____ Given data

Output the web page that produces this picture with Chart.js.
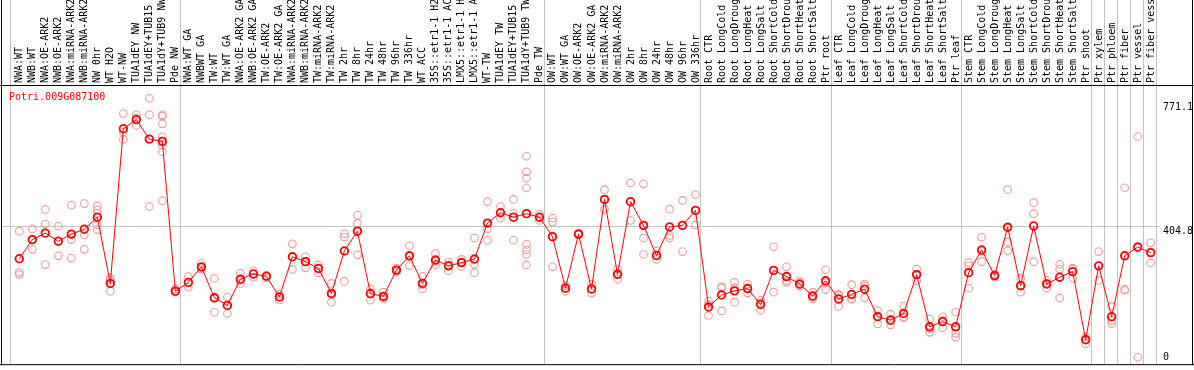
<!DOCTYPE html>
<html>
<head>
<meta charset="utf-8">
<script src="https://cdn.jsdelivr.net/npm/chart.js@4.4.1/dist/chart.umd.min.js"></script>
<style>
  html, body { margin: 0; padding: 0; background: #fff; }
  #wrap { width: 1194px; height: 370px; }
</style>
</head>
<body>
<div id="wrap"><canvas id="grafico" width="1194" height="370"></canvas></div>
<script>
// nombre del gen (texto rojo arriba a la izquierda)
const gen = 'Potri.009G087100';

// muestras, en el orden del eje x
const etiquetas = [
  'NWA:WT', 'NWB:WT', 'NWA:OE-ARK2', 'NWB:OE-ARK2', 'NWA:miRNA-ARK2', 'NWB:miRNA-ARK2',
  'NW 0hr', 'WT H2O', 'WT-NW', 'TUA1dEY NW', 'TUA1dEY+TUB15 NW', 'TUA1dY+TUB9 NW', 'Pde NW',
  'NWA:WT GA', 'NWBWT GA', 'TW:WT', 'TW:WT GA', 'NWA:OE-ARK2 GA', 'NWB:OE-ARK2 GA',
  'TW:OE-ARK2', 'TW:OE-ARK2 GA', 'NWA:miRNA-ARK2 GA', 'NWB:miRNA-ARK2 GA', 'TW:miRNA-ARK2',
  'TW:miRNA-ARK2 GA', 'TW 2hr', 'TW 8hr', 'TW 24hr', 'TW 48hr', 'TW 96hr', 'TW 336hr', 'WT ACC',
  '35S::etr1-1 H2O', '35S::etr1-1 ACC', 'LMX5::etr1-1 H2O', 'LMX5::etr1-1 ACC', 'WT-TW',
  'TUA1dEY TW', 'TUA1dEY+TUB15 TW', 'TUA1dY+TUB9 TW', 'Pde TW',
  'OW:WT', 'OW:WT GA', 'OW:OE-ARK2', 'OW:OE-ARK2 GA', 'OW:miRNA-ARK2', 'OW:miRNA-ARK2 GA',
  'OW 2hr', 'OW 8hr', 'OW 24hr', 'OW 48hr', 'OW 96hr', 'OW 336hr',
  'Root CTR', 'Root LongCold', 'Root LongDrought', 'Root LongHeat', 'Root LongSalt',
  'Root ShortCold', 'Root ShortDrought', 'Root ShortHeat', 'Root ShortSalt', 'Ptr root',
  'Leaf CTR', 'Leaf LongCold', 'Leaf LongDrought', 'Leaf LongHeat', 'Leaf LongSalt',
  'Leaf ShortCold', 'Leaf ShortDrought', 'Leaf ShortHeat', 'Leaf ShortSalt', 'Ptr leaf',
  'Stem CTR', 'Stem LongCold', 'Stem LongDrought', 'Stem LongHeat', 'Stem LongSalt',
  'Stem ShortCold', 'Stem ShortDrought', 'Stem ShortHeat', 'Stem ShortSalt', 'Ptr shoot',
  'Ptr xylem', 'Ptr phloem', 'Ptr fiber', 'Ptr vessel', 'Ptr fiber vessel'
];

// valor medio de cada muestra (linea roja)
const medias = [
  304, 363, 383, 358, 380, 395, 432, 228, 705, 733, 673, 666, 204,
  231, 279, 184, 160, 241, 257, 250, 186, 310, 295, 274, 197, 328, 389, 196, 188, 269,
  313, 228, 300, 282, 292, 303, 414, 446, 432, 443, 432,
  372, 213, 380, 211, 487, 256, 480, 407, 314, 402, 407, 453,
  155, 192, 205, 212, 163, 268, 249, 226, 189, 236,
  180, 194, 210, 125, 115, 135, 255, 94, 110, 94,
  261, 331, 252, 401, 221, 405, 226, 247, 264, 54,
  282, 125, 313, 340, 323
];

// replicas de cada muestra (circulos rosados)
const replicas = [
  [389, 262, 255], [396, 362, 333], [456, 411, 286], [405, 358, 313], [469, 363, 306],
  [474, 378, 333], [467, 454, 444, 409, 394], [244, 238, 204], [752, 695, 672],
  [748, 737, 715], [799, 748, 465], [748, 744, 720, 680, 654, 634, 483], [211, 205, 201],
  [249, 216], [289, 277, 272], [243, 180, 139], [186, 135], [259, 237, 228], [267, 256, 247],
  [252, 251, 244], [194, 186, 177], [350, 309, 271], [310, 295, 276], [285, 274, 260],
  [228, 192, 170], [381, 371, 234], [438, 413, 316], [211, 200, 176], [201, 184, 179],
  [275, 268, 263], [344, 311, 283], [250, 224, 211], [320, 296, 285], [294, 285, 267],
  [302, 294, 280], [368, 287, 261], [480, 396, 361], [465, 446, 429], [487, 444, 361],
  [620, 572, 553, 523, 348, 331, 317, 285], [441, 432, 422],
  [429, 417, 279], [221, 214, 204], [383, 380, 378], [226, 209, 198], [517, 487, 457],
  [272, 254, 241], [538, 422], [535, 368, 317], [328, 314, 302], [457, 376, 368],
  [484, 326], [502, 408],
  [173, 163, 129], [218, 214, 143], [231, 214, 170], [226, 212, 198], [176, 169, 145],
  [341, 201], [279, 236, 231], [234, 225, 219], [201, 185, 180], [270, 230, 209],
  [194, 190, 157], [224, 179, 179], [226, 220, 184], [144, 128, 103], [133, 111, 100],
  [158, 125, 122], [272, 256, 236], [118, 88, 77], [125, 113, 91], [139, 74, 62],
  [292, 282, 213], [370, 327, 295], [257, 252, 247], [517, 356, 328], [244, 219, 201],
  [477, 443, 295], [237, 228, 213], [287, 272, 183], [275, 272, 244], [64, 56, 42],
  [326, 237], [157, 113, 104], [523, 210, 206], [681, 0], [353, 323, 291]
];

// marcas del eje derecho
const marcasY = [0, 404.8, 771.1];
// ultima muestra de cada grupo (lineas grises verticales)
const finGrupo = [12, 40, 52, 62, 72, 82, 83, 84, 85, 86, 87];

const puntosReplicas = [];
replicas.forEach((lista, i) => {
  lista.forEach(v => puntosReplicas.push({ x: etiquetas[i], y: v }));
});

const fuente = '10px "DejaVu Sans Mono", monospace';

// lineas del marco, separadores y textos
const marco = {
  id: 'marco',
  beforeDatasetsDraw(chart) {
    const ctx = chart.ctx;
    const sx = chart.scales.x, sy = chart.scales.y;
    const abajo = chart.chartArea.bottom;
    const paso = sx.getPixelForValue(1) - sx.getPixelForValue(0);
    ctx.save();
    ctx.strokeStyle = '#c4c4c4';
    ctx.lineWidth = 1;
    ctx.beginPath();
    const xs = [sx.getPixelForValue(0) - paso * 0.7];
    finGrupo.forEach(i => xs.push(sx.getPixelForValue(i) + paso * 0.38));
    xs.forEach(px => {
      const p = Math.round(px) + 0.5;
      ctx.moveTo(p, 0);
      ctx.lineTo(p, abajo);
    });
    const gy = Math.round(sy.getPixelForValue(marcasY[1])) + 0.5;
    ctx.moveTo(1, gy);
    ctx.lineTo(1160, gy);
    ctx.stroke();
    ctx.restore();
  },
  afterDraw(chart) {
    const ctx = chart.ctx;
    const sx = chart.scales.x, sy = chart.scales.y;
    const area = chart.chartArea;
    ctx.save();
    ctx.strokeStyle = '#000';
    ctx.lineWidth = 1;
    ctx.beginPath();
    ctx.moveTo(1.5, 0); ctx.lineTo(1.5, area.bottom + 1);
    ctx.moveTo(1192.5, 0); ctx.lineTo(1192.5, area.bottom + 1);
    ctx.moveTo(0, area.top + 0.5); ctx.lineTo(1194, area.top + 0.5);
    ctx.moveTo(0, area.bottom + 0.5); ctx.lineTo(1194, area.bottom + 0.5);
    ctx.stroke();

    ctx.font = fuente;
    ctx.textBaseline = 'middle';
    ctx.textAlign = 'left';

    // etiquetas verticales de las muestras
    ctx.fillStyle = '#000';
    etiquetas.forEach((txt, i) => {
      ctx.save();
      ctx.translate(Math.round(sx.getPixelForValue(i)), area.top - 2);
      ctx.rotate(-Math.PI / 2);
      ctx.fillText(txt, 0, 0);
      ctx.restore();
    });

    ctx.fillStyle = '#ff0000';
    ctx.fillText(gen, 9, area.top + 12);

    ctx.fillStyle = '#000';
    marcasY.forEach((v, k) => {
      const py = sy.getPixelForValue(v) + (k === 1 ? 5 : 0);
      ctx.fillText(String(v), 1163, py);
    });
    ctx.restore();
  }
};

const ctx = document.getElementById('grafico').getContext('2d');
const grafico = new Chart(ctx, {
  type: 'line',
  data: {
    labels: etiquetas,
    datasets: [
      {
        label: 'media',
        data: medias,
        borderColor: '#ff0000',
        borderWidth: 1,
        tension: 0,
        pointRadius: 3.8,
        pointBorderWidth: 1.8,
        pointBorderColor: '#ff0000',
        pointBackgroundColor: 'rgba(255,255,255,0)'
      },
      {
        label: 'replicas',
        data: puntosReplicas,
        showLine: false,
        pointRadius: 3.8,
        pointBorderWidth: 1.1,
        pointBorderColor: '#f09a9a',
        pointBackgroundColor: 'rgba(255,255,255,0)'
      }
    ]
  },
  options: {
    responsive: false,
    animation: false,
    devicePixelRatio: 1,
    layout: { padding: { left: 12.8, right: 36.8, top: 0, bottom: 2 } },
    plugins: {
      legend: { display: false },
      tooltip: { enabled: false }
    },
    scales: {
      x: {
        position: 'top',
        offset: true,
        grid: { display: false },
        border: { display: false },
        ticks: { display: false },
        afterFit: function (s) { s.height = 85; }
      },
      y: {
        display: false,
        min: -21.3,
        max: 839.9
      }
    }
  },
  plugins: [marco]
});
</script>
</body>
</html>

________

■ **Set problem**: Only the lines from the top of the data through the line with "const gen = 'Potri.009G087100';" should be quoted, exactly and with both ends kept; skip the pictures.

■ **Correct result**:
Output the web page that produces this picture with Chart.js.
<!DOCTYPE html>
<html>
<head>
<meta charset="utf-8">
<script src="https://cdn.jsdelivr.net/npm/chart.js@4.4.1/dist/chart.umd.min.js"></script>
<style>
  html, body { margin: 0; padding: 0; background: #fff; }
  #wrap { width: 1194px; height: 370px; }
</style>
</head>
<body>
<div id="wrap"><canvas id="grafico" width="1194" height="370"></canvas></div>
<script>
// nombre del gen (texto rojo arriba a la izquierda)
const gen = 'Potri.009G087100';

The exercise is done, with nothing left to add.